While I have been subjected to colorism (a close relative of racism) in India, I would never have predicted that I would have personal stake in making sure that the two people I love most in the world, (my husband and what the world will only see as a black boy), would be given a chance to live, before their lives can at any given moment be cut-short just because they are black.

If you knew how much I loved them, you would know that I will keep on trying.

And yet, how do I ensure their safety? How do I get past the paralyzing fear of losing either of them? More importantly, how do I put in the work necessary to educate myself and members of my own community to go beyond solidarity statements?

Using our voices

Being a person of color is not enough.

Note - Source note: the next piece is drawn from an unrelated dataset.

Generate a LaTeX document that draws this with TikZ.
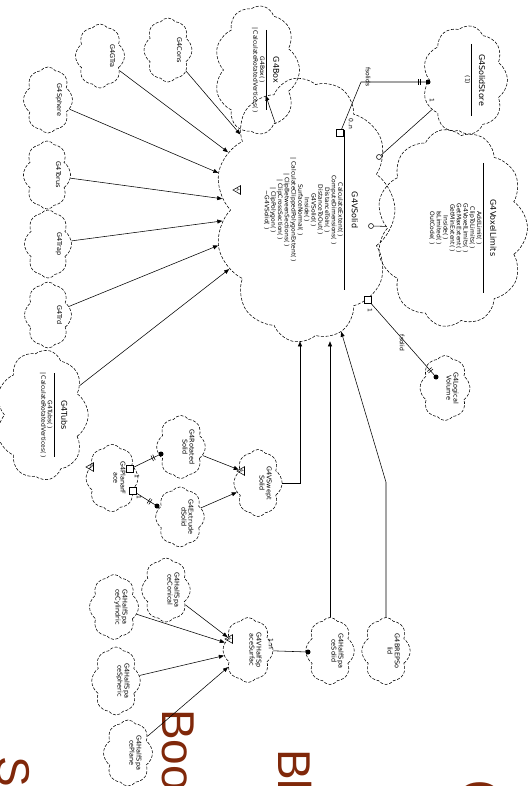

Not being racist has never been enough. For my family, I need to squash the anti-blackness attitudes that run rampant within our extended networks. For my son, I need to use my voice and privilege to fight to dismantle a system that is pre-designed to impede him as he grows into a young man.

If you knew how much I loved them, you would know that I will keep on trying. Even after it feels like the urgency of this moment has passed to the rest of the world.

In the midst of everything, I asked my son the other day what his favorite color was. Without hesitation he said “Brown, because it’s me!” He hasn’t learned to be wary of the color of his skin yet and I hope he never has to.